What the task requires
Reproduce, please, the span of lines beginning at the line with "What matplotlib code" and ending at the line with "LOW, HIGH = 332.0, 458.0", inclusive, minus any pictures.
>>>
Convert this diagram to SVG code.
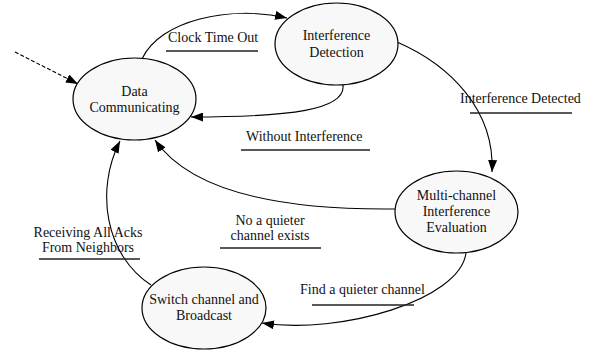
<svg xmlns="http://www.w3.org/2000/svg" width="594" height="354" viewBox="0 0 594 354" font-family="'Liberation Serif', 'Times New Roman', Times, serif" font-size="14">
<defs>
<marker id="ah" markerWidth="13" markerHeight="9" refX="12" refY="4.5" orient="auto" markerUnits="userSpaceOnUse">
<path d="M0,0 L12,4.5 L0,9 Z" fill="#000"/>
</marker>
<style>
.n ellipse{fill:#f8f8f8;stroke:#000;stroke-width:1.2}
text{font-family:'Liberation Serif','Times New Roman',Times,serif;font-size:14px;fill:#111}
.n text{text-anchor:middle}
.c path{fill:none;stroke:#000;stroke-width:1.1;marker-end:url(#ah)}
.u{stroke:#222;stroke-width:1.3}
</style>
</defs>
<rect width="594" height="354" fill="#fff"/>
<g class="c" id="connectors">
<path d="M15,52 L78,84" stroke-dasharray="4,2"/>
<path d="M142,59 C160,20 230,5 287,18"/>
<path d="M343,85 C346,110 290,117 191,117"/>
<path d="M397,42 C450,65 495,110 492,172"/>
<path d="M395,209 C300,210 195,198 155,140"/>
<path d="M151,285 C105,255 95,190 120,141"/>
<path d="M466,253 C460,300 340,335 262,323"/>
</g>
<g id="labels">
<text x="168" y="42">Clock Time Out</text>
<line class="u" x1="166" y1="51" x2="258" y2="51"/>
<text x="246" y="141">Without Interference</text>
<line class="u" x1="241" y1="150" x2="370" y2="150"/>
<text x="460" y="103">Interference Detected</text>
<line class="u" x1="470" y1="113" x2="572" y2="113"/>
<text x="270" y="225" text-anchor="middle">No a quieter</text>
<text x="270" y="240" text-anchor="middle">channel exists</text>
<line class="u" x1="220" y1="248" x2="321" y2="248"/>
<text x="88" y="237" text-anchor="middle">Receiving All Acks</text>
<text x="88" y="252" text-anchor="middle">From Neighbors</text>
<line class="u" x1="39" y1="259" x2="140" y2="259"/>
<text x="300" y="294">Find a quieter channel</text>
<line class="u" x1="312" y1="305" x2="414" y2="305"/>
</g>
<g class="n" id="data-communicating">
<ellipse cx="134.5" cy="99" rx="61.5" ry="41"/>
<text x="134.5" y="96">Data</text>
<text x="134.5" y="112">Communicating</text>
</g>
<g class="n" id="interference-detection">
<ellipse cx="336.5" cy="44" rx="61.5" ry="41"/>
<text x="336.5" y="40">Interference</text>
<text x="336.5" y="57">Detection</text>
</g>
<g class="n" id="multi-channel">
<ellipse cx="456.5" cy="212" rx="61.5" ry="41"/>
<text x="456.5" y="200">Multi-channel</text>
<text x="456.5" y="216">Interference</text>
<text x="456.5" y="232">Evaluation</text>
</g>
<g class="n" id="switch-channel">
<ellipse cx="204" cy="308" rx="62" ry="41"/>
<text x="204" y="304">Switch channel and</text>
<text x="204" y="320">Broadcast</text>
</g>
</svg>
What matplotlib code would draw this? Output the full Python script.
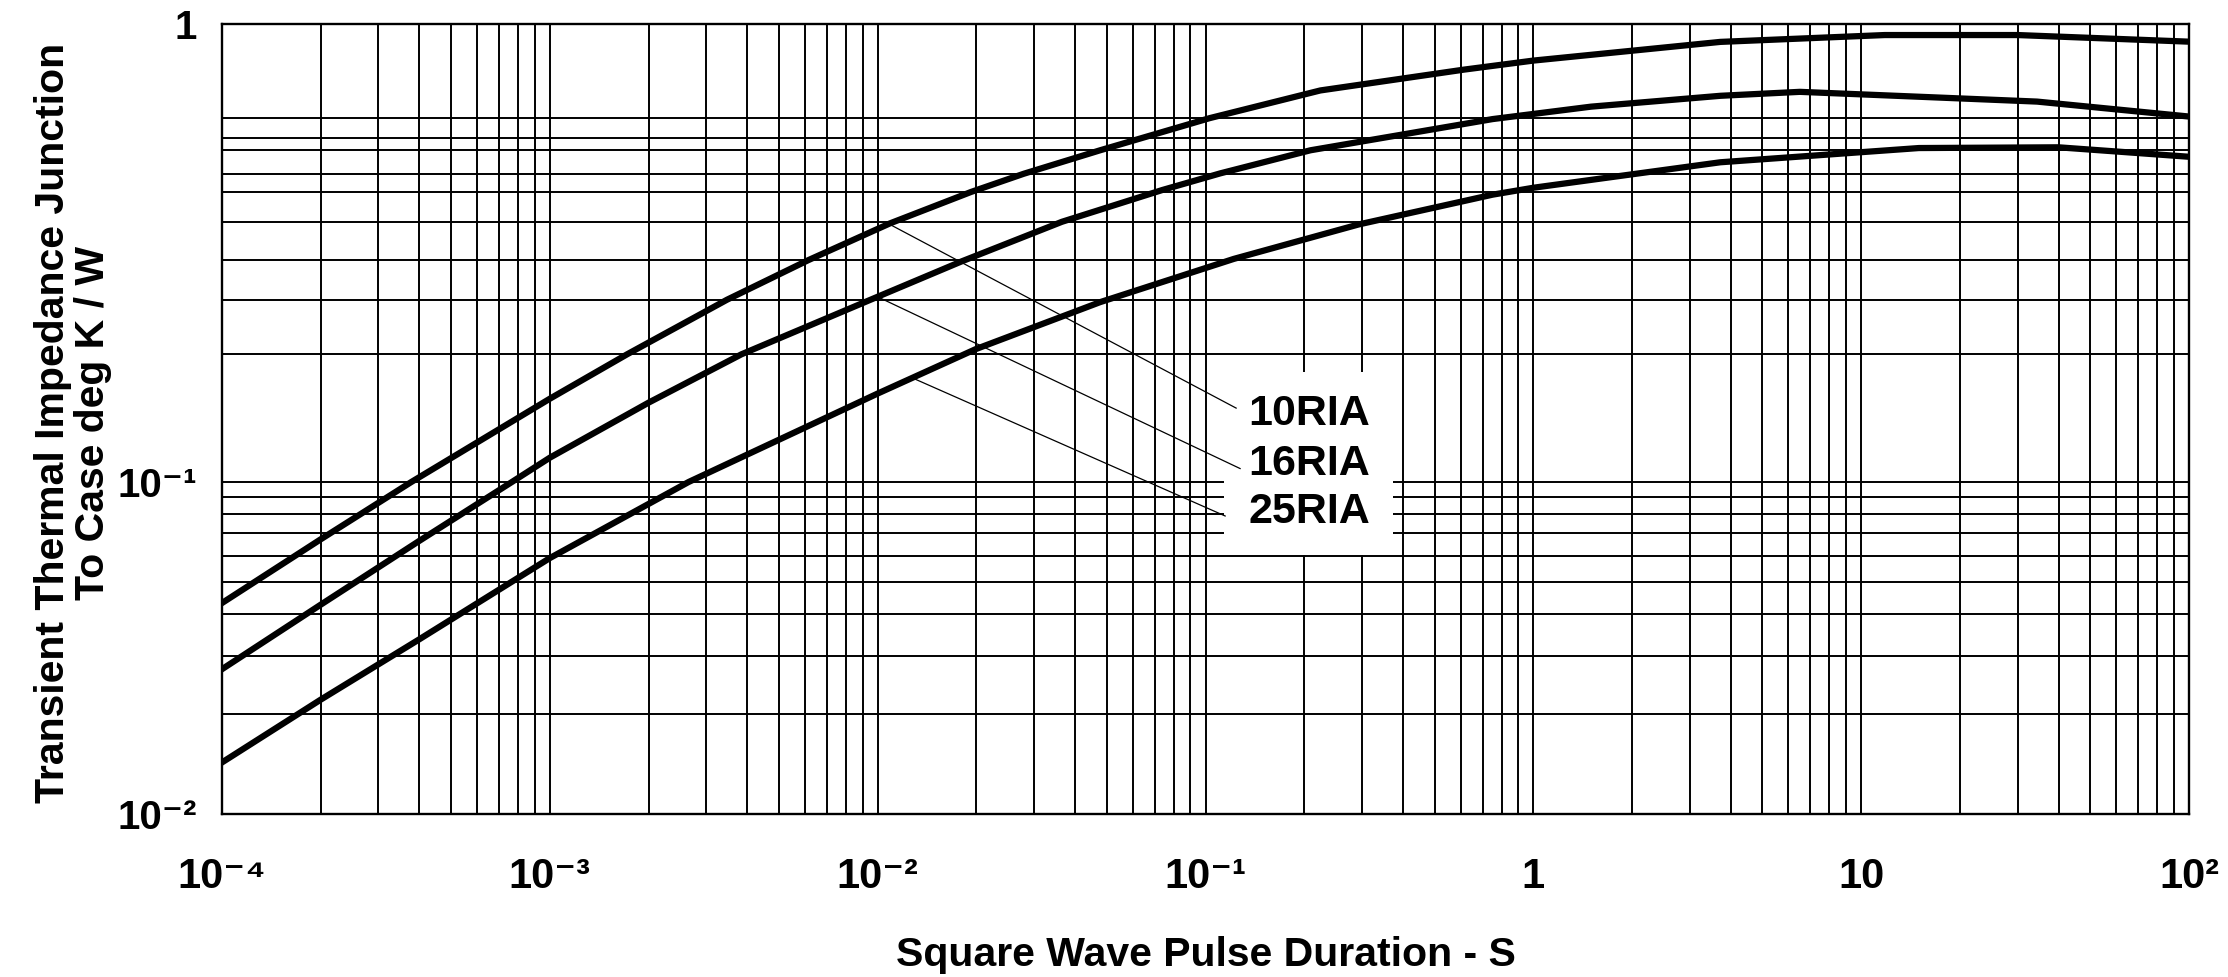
import numpy as np
import matplotlib
matplotlib.use("Agg")
import matplotlib.pyplot as plt
from matplotlib.patches import Rectangle
from matplotlib.ticker import FixedLocator, LogLocator, NullFormatter

plt.rcParams["font.family"] = ["Liberation Sans", "DejaVu Sans"]

# pulse duration (s) and transient thermal impedance (K/W)
x_10ria = [1e-4, 2e-4, 3.78e-4, 1e-3, 1.72e-3, 3.47e-3, 6.14e-3, 1.09e-2, 1.93e-2,
           2.79e-2, 4.77e-2, 0.103, 0.224, 0.614, 1.0, 3.72, 11.8, 30.0, 100.0]
z_10ria = [0.0432, 0.0672, 0.100, 0.152, 0.190, 0.250, 0.305, 0.367, 0.430,
           0.471, 0.530, 0.623, 0.716, 0.795, 0.832, 0.914, 0.946, 0.946, 0.915]

x_16ria = [1e-4, 2e-4, 4e-4, 7.66e-4, 1e-3, 2e-3, 3.84e-3, 9.51e-3, 1.80e-2,
           3.65e-2, 7.38e-2, 0.111, 0.209, 0.751, 1.5, 3.72, 6.5, 34.4, 100.0]
z_16ria = [0.0273, 0.0427, 0.0665, 0.100, 0.113, 0.149, 0.190, 0.250, 0.303,
           0.370, 0.434, 0.472, 0.530, 0.620, 0.660, 0.697, 0.711, 0.677, 0.628]

x_25ria = [1e-4, 2e-4, 4e-4, 1e-3, 2.65e-3, 1e-2, 1.99e-2, 4.77e-2, 0.122,
           0.293, 0.751, 1.0, 3.72, 15.0, 40.0, 100.0]
z_25ria = [0.0143, 0.0221, 0.0336, 0.059, 0.100, 0.156, 0.195, 0.247, 0.307,
           0.365, 0.424, 0.439, 0.499, 0.536, 0.538, 0.513]

series = [("10RIA", x_10ria, z_10ria), ("16RIA", x_16ria, z_16ria), ("25RIA", x_25ria, z_25ria)]

# label leaders: (start x, start z, end x, end z), text anchor (x, baseline z)
leaders = {
    "10RIA": ((0.0109, 0.365, 0.124, 0.145), (0.135, 0.1332)),
    "16RIA": ((0.0102, 0.252, 0.1275, 0.107), (0.135, 0.1036)),
    "25RIA": ((0.0127, 0.169, 0.1148, 0.079), (0.135, 0.0754)),
}

x_ticks = [1e-4, 1e-3, 1e-2, 1e-1, 1, 10, 100]
x_ticklabels = ["10⁻⁴", "10⁻³", "10⁻²", "10⁻¹", "1", "10", "10²"]
y_ticks = [0.01, 0.1, 1]
y_ticklabels = ["10⁻²", "10⁻¹", "1"]
# horizontal grid as printed on the sheet
y_grid = [0.02, 0.03, 0.04, 0.05, 0.06, 0.07, 0.08, 0.09,
          0.190, 0.250, 0.305, 0.370, 0.430, 0.471, 0.531, 0.564, 0.623]

# the printed y axis has unequal decades (0.01-0.1 shorter than 0.1-1)
LOW, HIGH = 332.0, 458.0


def fwd(v):
    with np.errstate(divide="ignore", invalid="ignore"):
        L = np.log10(np.maximum(v, 1e-300))
    return np.where(L <= -1, (L + 2) * LOW, LOW + (L + 1) * HIGH)


def inv(t):
    t = np.asarray(t, dtype=float)
    return np.where(t <= LOW, 10 ** (t / LOW - 2), 10 ** ((t - LOW) / HIGH - 1))


fig = plt.figure(figsize=(22.28, 9.77), dpi=100)
ax = fig.add_axes([222 / 2228, 163 / 977, 1967 / 2228, 790 / 977])

ax.set_xscale("log")
ax.set_yscale("function", functions=(fwd, inv))
ax.set_xlim(1e-4, 1e2)
ax.set_ylim(0.01, 1)

ax.xaxis.set_major_locator(FixedLocator(x_ticks))
ax.xaxis.set_minor_locator(LogLocator(base=10, subs=np.arange(2, 10), numticks=20))
ax.xaxis.set_minor_formatter(NullFormatter())
ax.set_xticklabels(x_ticklabels)
ax.yaxis.set_major_locator(FixedLocator(y_ticks))
ax.yaxis.set_minor_locator(FixedLocator(y_grid))
ax.yaxis.set_minor_formatter(NullFormatter())
ax.set_yticklabels(y_ticklabels)

ax.tick_params(which="both", length=0)
ax.tick_params(axis="x", labelsize=30, pad=31)
ax.tick_params(axis="y", labelsize=29, pad=18)
for lab in ax.get_xticklabels() + ax.get_yticklabels():
    lab.set_fontweight("bold")

ax.grid(which="both", color="black", linewidth=1.4)
ax.set_axisbelow(True)
for s in ax.spines.values():
    s.set_linewidth(1.7)
    s.set_color("black")

for name, xs, zs in series:
    ax.plot(xs, zs, color="black", linewidth=4.5, solid_joinstyle="round", zorder=3)

# white block behind the labels
ax.add_patch(Rectangle((0.1139, 0.0603), 0.3735 - 0.1139, 0.1739 - 0.0603,
                       facecolor="white", edgecolor="none", zorder=1.5))

for name, ((x0, z0, x1, z1), (tx, tz)) in leaders.items():
    ax.plot([x0, x1], [z0, z1], color="black", linewidth=0.9, zorder=2)
    ax.text(tx, tz, name, fontsize=31, fontweight="bold", ha="left", va="baseline", zorder=4)

ax.set_xlabel("Square Wave Pulse Duration - S", fontsize=29.5, fontweight="bold")
ax.xaxis.set_label_coords(0.5, -0.1544)

# two-line y title, placed line by line
fig.text(53 / 2228, 1 - 423 / 977, "Transient Thermal Impedance Junction",
         rotation=90, fontsize=29.5, fontweight="bold", ha="center", va="center")
fig.text(93 / 2228, 1 - 423 / 977, "To Case deg K / W",
         rotation=90, fontsize=29.5, fontweight="bold", ha="center", va="center")

fig.savefig("out.png", dpi=100, facecolor="white")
<<<
Complete output
What matplotlib code would draw this? Output the full Python script.
import numpy as np
import matplotlib
matplotlib.use("Agg")
import matplotlib.pyplot as plt
from matplotlib.patches import Rectangle
from matplotlib.ticker import FixedLocator, LogLocator, NullFormatter

plt.rcParams["font.family"] = ["Liberation Sans", "DejaVu Sans"]

# pulse duration (s) and transient thermal impedance (K/W)
x_10ria = [1e-4, 2e-4, 3.78e-4, 1e-3, 1.72e-3, 3.47e-3, 6.14e-3, 1.09e-2, 1.93e-2,
           2.79e-2, 4.77e-2, 0.103, 0.224, 0.614, 1.0, 3.72, 11.8, 30.0, 100.0]
z_10ria = [0.0432, 0.0672, 0.100, 0.152, 0.190, 0.250, 0.305, 0.367, 0.430,
           0.471, 0.530, 0.623, 0.716, 0.795, 0.832, 0.914, 0.946, 0.946, 0.915]

x_16ria = [1e-4, 2e-4, 4e-4, 7.66e-4, 1e-3, 2e-3, 3.84e-3, 9.51e-3, 1.80e-2,
           3.65e-2, 7.38e-2, 0.111, 0.209, 0.751, 1.5, 3.72, 6.5, 34.4, 100.0]
z_16ria = [0.0273, 0.0427, 0.0665, 0.100, 0.113, 0.149, 0.190, 0.250, 0.303,
           0.370, 0.434, 0.472, 0.530, 0.620, 0.660, 0.697, 0.711, 0.677, 0.628]

x_25ria = [1e-4, 2e-4, 4e-4, 1e-3, 2.65e-3, 1e-2, 1.99e-2, 4.77e-2, 0.122,
           0.293, 0.751, 1.0, 3.72, 15.0, 40.0, 100.0]
z_25ria = [0.0143, 0.0221, 0.0336, 0.059, 0.100, 0.156, 0.195, 0.247, 0.307,
           0.365, 0.424, 0.439, 0.499, 0.536, 0.538, 0.513]

series = [("10RIA", x_10ria, z_10ria), ("16RIA", x_16ria, z_16ria), ("25RIA", x_25ria, z_25ria)]

# label leaders: (start x, start z, end x, end z), text anchor (x, baseline z)
leaders = {
    "10RIA": ((0.0109, 0.365, 0.124, 0.145), (0.135, 0.1332)),
    "16RIA": ((0.0102, 0.252, 0.1275, 0.107), (0.135, 0.1036)),
    "25RIA": ((0.0127, 0.169, 0.1148, 0.079), (0.135, 0.0754)),
}

x_ticks = [1e-4, 1e-3, 1e-2, 1e-1, 1, 10, 100]
x_ticklabels = ["10⁻⁴", "10⁻³", "10⁻²", "10⁻¹", "1", "10", "10²"]
y_ticks = [0.01, 0.1, 1]
y_ticklabels = ["10⁻²", "10⁻¹", "1"]
# horizontal grid as printed on the sheet
y_grid = [0.02, 0.03, 0.04, 0.05, 0.06, 0.07, 0.08, 0.09,
          0.190, 0.250, 0.305, 0.370, 0.430, 0.471, 0.531, 0.564, 0.623]

# the printed y axis has unequal decades (0.01-0.1 shorter than 0.1-1)
LOW, HIGH = 332.0, 458.0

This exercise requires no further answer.